Tension is mounting between Israeli Prime Minister Benjamin Netanyahu and President Donald Trump's top advisers, with the US team growing "increasingly frustrated" by Netanyahu's attempts to undermine the peace process, Axios reported.
According to the report, the US president's inner circle, including Vice President JD Vance, Secretary of State Marco Rubio, Trump's son-in-law Jared Kushner, peace envoy Steve Witkoff, and White House chief of staff Susie Wiles, has become deeply aggravated, believing Netanyahu is "slow-walking" the agreement and actively taking steps to undermine the ceasefire in Gaza.
An Israeli official said, however, that Rubio is closer to Netanyahu's position than Witkoff and Kushner's.
A White House official indicated that Netanyahu has essentially "lost" the backing of Trump's core team, though the president himself, while wanting the deal to move "faster," remains the only key supporter.
"It's JD, Marco, Jared, Steve, Susie. He has lost them. The only one he has left is the president, who still likes him, but even he wants to see the Gaza deal moving faster than it is right now," the White House official told Axios.
Netanyahu has reportedly expressed specific scepticism regarding the proposals put forward by Witkoff and Kushner, particularly their concepts for the demilitarisation of Gaza, a core component of the multi-phase plan.
Aware of the disagreement with the US staff, Netanyahu's approach for the upcoming Monday meeting in Mar-a-Lago is to appeal directly to Trump, hoping to persuade him to adopt his own, more hawkish, viewpoint, a senior Israeli official told the news outlet.

Ceasefire violations
Phase one of the deal, which came into force on October 10, included the release of Israeli hostages in exchange for Palestinian prisoners.

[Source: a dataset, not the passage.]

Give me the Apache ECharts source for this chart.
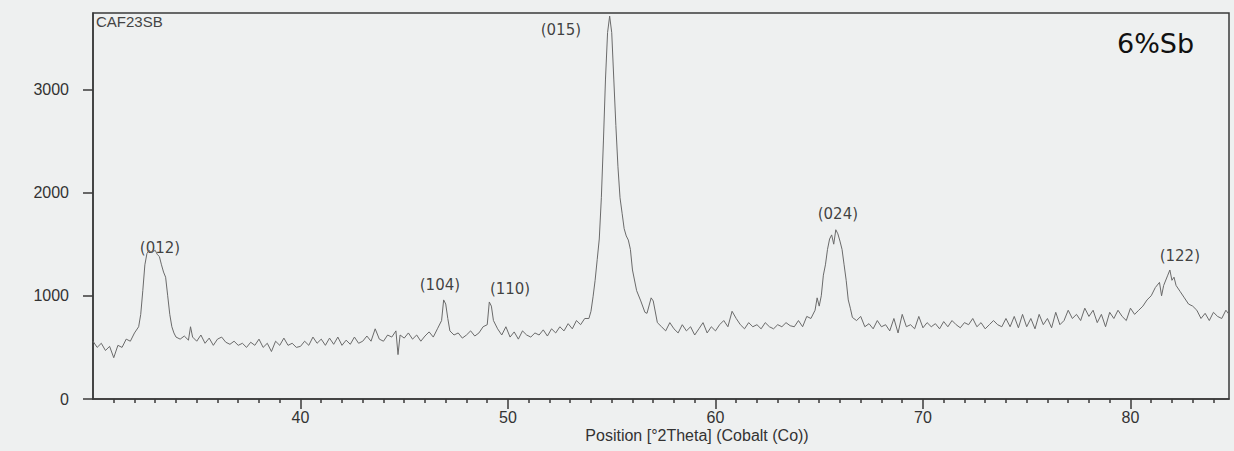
<!DOCTYPE html>
<html>
<head>
<meta charset="utf-8">
<script src="https://cdn.jsdelivr.net/npm/echarts@6/dist/echarts.min.js"></script>
<style>
  html, body { margin: 0; padding: 0; background: #eef0f0; }
  #chart { width: 1234px; height: 451px; }
</style>
</head>
<body>
<div id="chart"></div>
<script>
// diffraction pattern
var twoTheta = [
  30.0, 30.2, 30.4, 30.6, 30.8, 31.0, 31.2, 31.4, 31.6, 31.8, 32.0,
  32.2, 32.3, 32.4, 32.5, 32.6, 32.7, 32.8, 33.0, 33.1, 33.2, 33.3, 33.4, 33.5, 33.6, 33.7, 33.8, 33.9, 34.0,
  34.2, 34.4, 34.6, 34.7, 34.8, 35.0, 35.2, 35.4, 35.6, 35.8, 36.0, 36.2, 36.4, 36.6, 36.8, 37.0,
  37.2, 37.4, 37.6, 37.8, 38.0, 38.2, 38.4, 38.6, 38.8, 39.0, 39.2, 39.4, 39.6, 39.8, 40.0,
  40.2, 40.4, 40.6, 40.8, 41.0, 41.2, 41.4, 41.6, 41.8, 42.0, 42.2, 42.4, 42.6, 42.8, 43.0,
  43.2, 43.4, 43.6, 43.8, 44.0, 44.2, 44.4, 44.6, 44.7, 44.8, 45.0, 45.2, 45.4, 45.6, 45.8, 46.0,
  46.2, 46.4, 46.6, 46.8, 46.9, 47.0, 47.1, 47.2, 47.4, 47.6, 47.8, 48.0, 48.2, 48.4, 48.6, 48.8,
  49.0, 49.1, 49.2, 49.3, 49.5, 49.7, 49.9, 50.1, 50.3, 50.5, 50.7, 50.9, 51.1, 51.3, 51.5, 51.7,
  51.9, 52.1, 52.3, 52.5, 52.7, 52.9, 53.1, 53.3, 53.5, 53.7, 53.9, 54.0, 54.1, 54.2, 54.3, 54.4,
  54.5, 54.6, 54.7, 54.8, 54.9, 55.0, 55.1, 55.2, 55.3, 55.4, 55.5, 55.6, 55.7, 55.8, 55.9, 56.0,
  56.2, 56.4, 56.6, 56.7, 56.9, 57.0, 57.2, 57.4, 57.6, 57.8, 58.0, 58.2, 58.4, 58.6, 58.8, 59.0,
  59.2, 59.4, 59.6, 59.8, 60.0, 60.2, 60.4, 60.6, 60.8, 61.0, 61.2, 61.4, 61.6, 61.8, 62.0, 62.2,
  62.4, 62.6, 62.8, 63.0, 63.2, 63.4, 63.6, 63.8, 64.0, 64.2, 64.4, 64.6, 64.8, 64.9, 65.0, 65.1,
  65.2, 65.3, 65.4, 65.5, 65.6, 65.7, 65.8, 65.9, 66.0, 66.1, 66.2, 66.3, 66.4, 66.5, 66.6, 66.8,
  67.0, 67.2, 67.4, 67.6, 67.8, 68.0, 68.2, 68.4, 68.6, 68.8, 69.0, 69.2, 69.4, 69.6, 69.8, 70.0,
  70.2, 70.4, 70.6, 70.8, 71.0, 71.2, 71.4, 71.6, 71.8, 72.0, 72.2, 72.4, 72.6, 72.8, 73.0, 73.2,
  73.4, 73.6, 73.8, 74.0, 74.2, 74.4, 74.6, 74.8, 75.0, 75.2, 75.4, 75.6, 75.8, 76.0, 76.2, 76.4,
  76.6, 76.8, 77.0, 77.2, 77.4, 77.6, 77.8, 78.0, 78.2, 78.4, 78.6, 78.8, 79.0, 79.2, 79.4, 79.6,
  79.8, 80.0, 80.2, 80.4, 80.6, 80.8, 81.0, 81.2, 81.4, 81.5, 81.6, 81.8, 81.9, 82.0, 82.1, 82.2,
  82.4, 82.6, 82.8, 83.0, 83.2, 83.4, 83.6, 83.8, 84.0, 84.2, 84.4, 84.6, 84.75
];
var counts = [
  560, 500, 540, 470, 510, 400, 520, 500, 580, 560, 640,
  700, 820, 1050, 1300, 1410, 1440, 1420, 1440, 1400, 1380, 1300, 1230, 1180, 1000, 820, 700, 640, 600,
  580, 610, 570, 700, 600, 560, 620, 540, 590, 520, 580, 600, 550, 530, 560, 520,
  540, 500, 550, 520, 580, 500, 540, 460, 560, 520, 590, 520, 540, 500, 510,
  560, 520, 600, 540, 580, 520, 590, 530, 600, 520, 570, 530, 600, 540, 560,
  610, 560, 680, 580, 560, 620, 600, 660, 430, 620, 590, 640, 580, 620, 560, 610,
  650, 600, 680, 760, 960, 920, 780, 660, 620, 640, 590, 620, 660, 610, 640, 700,
  720, 940, 900, 760, 680, 620, 700, 600, 650, 580, 660, 620, 600, 640, 620, 670,
  610, 680, 640, 700, 660, 730, 680, 760, 720, 780, 780, 850, 990, 1150, 1350, 1550,
  1950, 2500, 3100, 3550, 3710, 3550, 3100, 2650, 2250, 1950, 1800, 1650, 1580, 1540, 1450, 1250,
  1050, 950, 840, 830, 980, 950, 740, 700, 660, 740, 680, 640, 720, 660, 700, 620,
  680, 740, 640, 700, 660, 720, 760, 700, 850, 780, 720, 680, 740, 700, 720, 680,
  740, 700, 680, 720, 700, 740, 710, 700, 760, 700, 800, 780, 860, 980, 900, 1000,
  1200, 1300, 1450, 1550, 1590, 1500, 1640, 1600, 1530, 1450, 1300, 1150, 960, 880, 790, 760,
  800, 700, 730, 680, 760, 700, 720, 660, 780, 640, 820, 700, 720, 680, 800, 690,
  740, 700, 730, 680, 750, 700, 760, 720, 690, 740, 720, 780, 700, 740, 680, 720,
  760, 720, 700, 780, 700, 800, 690, 820, 700, 780, 680, 820, 720, 780, 690, 840,
  720, 760, 860, 780, 820, 760, 880, 800, 860, 740, 820, 700, 840, 780, 860, 800,
  760, 880, 820, 860, 900, 960, 1000, 1080, 1130, 1000, 1100, 1200, 1250, 1150, 1180, 1100,
  1040, 980, 920, 900, 860, 780, 830, 760, 840, 800, 780, 860, 820
];

// peak indexing labels and where they sit (2theta, counts)
var peakNames = ['(012)', '(104)', '(110)', '(015)', '(024)', '(122)'];
var peakLabelX = [33.23, 46.72, 50.1, 52.55, 65.9, 82.38];
var peakLabelY = [1466, 1107, 1068, 3573, 1796, 1388];

var xMin = 30, xMax = 84.75;
var yMin = 0, yMax = 3740;
var xMajorTicks = [40, 50, 60, 70, 80];
var yTicks = [0, 1000, 2000, 3000];

var ink = '#3a3a3a';
var xMinorTicks = [];
for (var t = 31; t < xMax; t++) {
  if (t % 10 !== 0) xMinorTicks.push(t);
}

var pattern = twoTheta.map(function(x, i) { return [x, counts[i]]; });
var peakLabels = peakNames.map(function(n, i) {
  return { name: n, value: [peakLabelX[i], peakLabelY[i]] };
});

var chart = echarts.init(document.getElementById('chart'), null, { renderer: 'svg' });
chart.setOption({
  animation: false,
  backgroundColor: '#eef0f0',
  grid: {
    left: 93, right: 5, top: 13, bottom: 52,
    show: true, borderColor: ink, borderWidth: 1.5, backgroundColor: 'transparent'
  },
  xAxis: [
    {
      type: 'value', min: xMin, max: xMax,
      axisLine: { lineStyle: { color: ink, width: 1.5 } },
      axisTick: { show: true, customValues: xMajorTicks, length: 10, lineStyle: { color: ink, width: 1.5 } },
      axisLabel: {
        customValues: xMajorTicks, margin: 10,
        color: '#333', fontSize: 16, fontFamily: 'Liberation Sans',
        formatter: function(v) { return String(v); }
      },
      splitLine: { show: false }
    },
    {
      type: 'value', min: xMin, max: xMax, position: 'bottom',
      axisLine: { show: false },
      axisTick: { show: true, customValues: xMinorTicks, length: 4, lineStyle: { color: ink, width: 1.5 } },
      axisLabel: { show: false },
      splitLine: { show: false }
    }
  ],
  yAxis: {
    type: 'value', min: yMin, max: yMax,
    axisLine: { show: true, lineStyle: { color: ink, width: 1.5 } },
    axisTick: { show: true, customValues: yTicks, length: 10, lineStyle: { color: ink, width: 1.5 } },
    axisLabel: {
      customValues: yTicks, margin: 24,
      color: '#333', fontSize: 16, fontFamily: 'Liberation Sans',
      formatter: function(v) { return String(v); }
    },
    splitLine: { show: false }
  },
  graphic: [
    {
      type: 'text', left: 96, top: 14,
      style: { text: 'CAF23SB', fill: '#444', font: '15px "Liberation Sans"' }
    },
    {
      type: 'text', left: 1117, top: 30,
      style: { text: '6%Sb', fill: '#111', font: '27px "DejaVu Sans"' }
    },
    {
      type: 'text', x: 697, y: 427,
      style: {
        text: 'Position [°2Theta] (Cobalt (Co))', fill: '#333',
        font: '16px "Liberation Sans"', textAlign: 'center', textVerticalAlign: 'top'
      }
    }
  ],
  series: [
    {
      type: 'line',
      xAxisIndex: 0,
      data: pattern,
      symbol: 'none',
      lineStyle: { color: '#6a6a6a', width: 1 }
    },
    {
      type: 'scatter',
      xAxisIndex: 0,
      data: peakLabels,
      symbolSize: 0,
      silent: true,
      label: {
        show: true, position: 'inside', formatter: '{b}',
        color: '#111', fontSize: 15, fontFamily: 'DejaVu Sans'
      }
    }
  ]
});
window.addEventListener('resize', function() { chart.resize(); });
</script>
</body>
</html>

Israel has failed to fully meet commitments under the first phase of the agreement, particularly a halt to hostilities, as Israeli forces have continued to launch attacks.
Earlier, Israel killed a Palestinian in Gaza in another violation of the deal, taking the death toll since the ceasefire took place to 412 and 1,118 wounded.
The second phase includes forming a temporary technocratic committee to administer Gaza, launching reconstruction efforts, establishing a peace council, creating an international force, further Israeli troop withdrawals from the territory, and the disarmament of Hamas.
Israel killed over 70,000 Palestinians, mostly women and children, in its carnage in Gaza since October 2023.
It has reduced most of the blockaded enclave to ruins, and practically displaced all of the population.
The UN estimates the cost of reconstructing Gaza at about $70 billion as a result of the Israeli genocide.